UW safety Nate Williams said that Jacquizz Rodgers is so multi-dimensional that it’s almost like having two Rodgerses on the field at the same time.
“They do a lot of things with him — moving him to receiver, running him out of the backfield on routes, screens and all that,” he said. “We have to prepare really well for that.”
Oregon State is still going to have to find a way to replace the other Rodgers, a senior receiver and return man who has more career all-purpose yardage (5,784) than any current college player.
Wheaton, who is a cousin of former Oregon cornerback and Husky-killer Kenny Wheaton, filled in admirably for his one-game stint but has to prove he can do it over the long haul.
“Everyone’s going to have to step it up a notch,” Oregon State coach Mike Riley said on Tuesday’s Pac-10 conference call. “Our team will be disappointed, but nobody’s going to panic. Nobody’s going to blink.”
More than anything, Riley said it might be a challenge to keep team morale up after the season-ending injury.
“There’s no getting around the empathy that everybody has for a situation like this,” he said. “It’s too shallow to say it’s part of the game. This guy is the heart and soul of our team.”
If last Saturday was any indication, the OSU offense should be just fine without the elder Rodgers. After he tore up his left knee midway through the second quarter of a game against Arizona — James Rodgers already had seven receptions for 107 yards and a touchdown by that point — the Beavers kept on rolling. Wheaton finished with seven receptions for 113 yards and a touchdown while OSU piled up 486 yards of total offense.

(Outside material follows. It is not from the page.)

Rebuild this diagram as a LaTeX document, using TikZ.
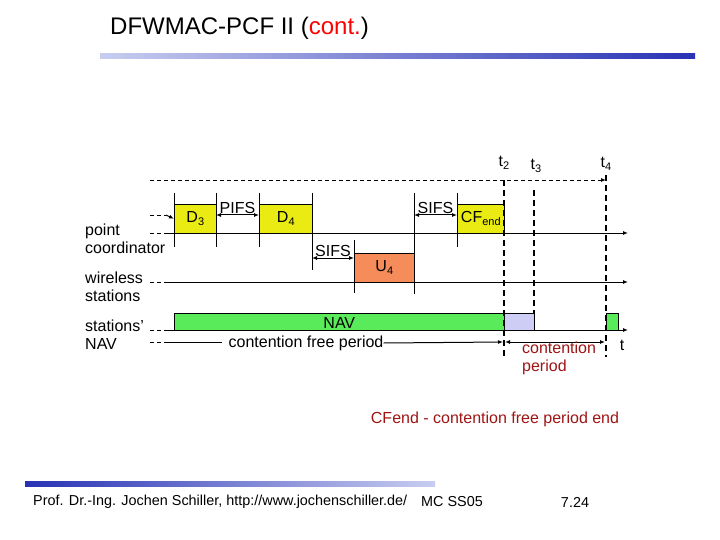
\documentclass[tikz,border=0pt]{standalone}
\usepackage{fontspec}
\setmainfont{Liberation Sans}
\usetikzlibrary{arrows.meta}
\definecolor{dred}{RGB}{160,20,20}
\definecolor{ylw}{RGB}{235,235,20}
\definecolor{org}{RGB}{245,140,90}
\definecolor{grn}{RGB}{90,235,90}
\definecolor{lav}{RGB}{205,205,245}
\definecolor{bardk}{RGB}{40,50,180}
\definecolor{barlt}{RGB}{200,205,240}
\newcommand{\mysub}[1]{\raisebox{-0.35ex}{\fontsize{11}{12}\selectfont #1}}
\begin{document}
\begin{tikzpicture}[x=1pt,y=-1pt,
  lab/.style={font=\fontsize{16}{18}\selectfont,inner sep=0pt},
  ln/.style={line width=1pt},
  arr/.style={ln,-{Latex[length=5pt,width=4pt]}},
  darr/.style={ln,{Latex[length=5pt,width=4pt]}-{Latex[length=5pt,width=4pt]}},
  dsh/.style={line width=0.9pt,dash pattern=on 4pt off 3pt},
  vdsh/.style={line width=1.6pt,dash pattern=on 6pt off 4pt},
  tick/.style={line width=0.6pt},
  box/.style={draw,line width=0.6pt}]
\useasboundingbox (0,0) rectangle (720,540);
% title
\node[anchor=west,font=\fontsize{24}{26}\selectfont,inner sep=0pt] (title) at (110,28) {DFWMAC-PCF II (\textcolor{red}{cont.})};
\shade[left color=barlt,right color=bardk] (100,54) rectangle (695,59);
\shade[left color=bardk,right color=barlt] (25,481) rectangle (435,486);
\node[anchor=west,font=\fontsize{14.4}{16}\selectfont,inner sep=0pt] (f1) at (33,502) {Prof. Dr.-Ing. Jochen Schiller, http://www.jochenschiller.de/};
\node[font=\fontsize{14.4}{16}\selectfont,inner sep=0pt] (f2) at (452,502) {MC SS05};
\node[font=\fontsize{14.4}{16}\selectfont,inner sep=0pt] (f3) at (575,502) {7.24};
% left labels
\node[lab,anchor=west,align=left] (pc) at (85,239) {point\\coordinator};
\node[lab,anchor=west,align=left] (ws) at (85,287) {wireless\\stations};
\node[lab,anchor=west,align=left] (nav) at (85,335) {stations'\\NAV};
% coordinates
\coordinate (tops) at (150,180); \coordinate (tope) at (606,180);
% top dashed
\draw[dsh,-{Latex[length=5pt,width=4pt]}] (tops) -- (tope);
% boxes
\node[box,fill=ylw,minimum width=42pt,minimum height=29pt,anchor=north west,inner sep=0pt] (d3) at (174,204) {};
\node[lab] at (d3.center) {D\mysub{3}};
\node[box,fill=ylw,minimum width=53pt,minimum height=29pt,anchor=north west,inner sep=0pt] (d4) at (259,204) {};
\node[lab] at (d4.center) {D\mysub{4}};
\node[box,fill=org,minimum width=60pt,minimum height=29pt,anchor=north west,inner sep=0pt] (u4) at (354,253) {};
\node[lab] at (u4.center) {U\mysub{4}};
\node[box,fill=ylw,minimum width=47pt,minimum height=29pt,anchor=north west,inner sep=0pt] (cf) at (457,204) {};
\node[lab] at (cf.center) {CF\mysub{end}};
\node[box,fill=grn,minimum width=330pt,minimum height=17pt,anchor=north west,inner sep=0pt] (navb) at (174,313) {};
\node[lab] at ([yshift=-1pt]navb.center) {NAV};
\node[box,fill=lav,minimum width=30pt,minimum height=17pt,anchor=north west,inner sep=0pt] (lavb) at (504,313) {};
\node[box,fill=grn,minimum width=12pt,minimum height=17pt,anchor=north west,inner sep=0pt] (g2) at (606,313) {};
% first arrow to D3
\draw[dsh] (150,215) -- (166,215);
\draw[arr] (166,215) -- (d3.west);
% time lines
\draw[dsh] (150,233) -- (168,233); \draw[arr] (168,233) -- (628,233);
\draw[dsh] (150,282) -- (168,282); \draw[arr] (168,282) -- (628,282);
\draw[dsh] (150,330) -- (168,330); \draw[ln] (168,330) -- (174,330);
\draw[ln] (534,330) -- (606,330); \draw[arr] (618,330) -- (628,330);
% ticks
\foreach \x in {174,216,259,457} \draw[tick] (\x,193) -- (\x,247);
\draw[tick] (312,193) -- (312,270);
\draw[tick] (354,240) -- (354,293);
\draw[tick] (414,193) -- (414,294);
% interval arrows
\draw[darr] (216,215) -- node[lab,above=1pt] (pifs) {PIFS} (259,215);
\draw[darr] (312,258) -- node[lab,above=1pt] (sifs1) {SIFS} (354,258);
\draw[darr] (414,215) -- node[lab,above=1pt] (sifs2) {SIFS} (457,215);
% contention free period
\node[lab] (cfp) at (306,343) {contention free period};
\draw[dsh] (150,342) -- (168,342); \draw[ln] (168,342) -- (222,342);
\draw[arr] (cfp.east) -- (503,342);
\draw[darr] (505,342) -- (605,342);
\node[lab,text=dred,align=left,anchor=north west] (cp) at (522,342) {contention\\period};
\node[lab] (t) at (622,345) {t};
% vertical dashed
\draw[vdsh] (504,180) -- (504,357);
\draw[vdsh] (534,190) -- (534,313);
\draw[vdsh] (606,175) -- (606,357);
\node[lab] (t2) at (504,163) {t\mysub{2}};
\node[lab] (t3) at (536,166) {t\mysub{3}};
\node[lab] (t4) at (606,164) {t\mysub{4}};
\node[lab,text=dred] (cfe) at (495,419) {CFend - contention free period end};
\end{tikzpicture}
\end{document}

But UW’s Williams believes that taking out one of the country’s top playmakers has to have an effect.
“They like to use him on the fly sweep a lot, and that’s a tough play to stop, whether you’re in (man-to-man defense) or whether you’re in zone,” Williams said. “Taking him out, in a way, I guess you can say eliminates that threat.”
But taking one Rodgers out of the lineup doesn’t necessarily eliminate half of the Beavers’ offense. The Huskies know they’ll still have their work cut out for them on Saturday night.
“They kind of do what they do,” UW defensive coordinator Nick Holt said. “The other receivers can do what James does. Maybe not as well, but they’ll still do it, and they’re still good.”
The most popular player with reporters after Tuesday’s practice was cornerback Desmond Trufant, who struggled in Saturday’s game and has been going through a bit of a sophomore slump this season. ‘It’s going to come,” Trufant said. “Sometimes it happens like that as a corner. Two plays, you can stand out and be a hero, or two plays you can be the worst guy on the field. I’ve just got to keep working.” During his morning conference call, Sarkisian said Trufant might be “pressing” this season. “He’s been trying to be perfect, doing everything the coaches ask,” Sarkisian said. “That’s not a bad thing, but I know there’s more playmaking ability in him because we see it every day.” … The Huskies did some more shuffling on the offensive line, although Sarkisian was not available to comment after practice about whether it would be used in Saturday’s game. The odd man out appeared to be Cody Habben, as center Drew Schaefer moved over to take his spot at right tackle. Guard Gregory Christine moved into the center spot, while right guard Ryan Tolar was on the left side and freshman Colin Porter worked at right guard. … Quarterback Jake Locker participated in practice but spent the team portion of the session watching backup Keith Price run the No. 1 offense. Locker is recovering from illness and is expected to play against OSU on Saturday night. … Wide receiver Devin Aguilar (hip) watched from the sidelines and his status appears questionable for Saturday’s game. Aguilar didn’t play against Arizona State four days ago, but Sarkisian said earlier this week that he expects him to be available for the OSU game.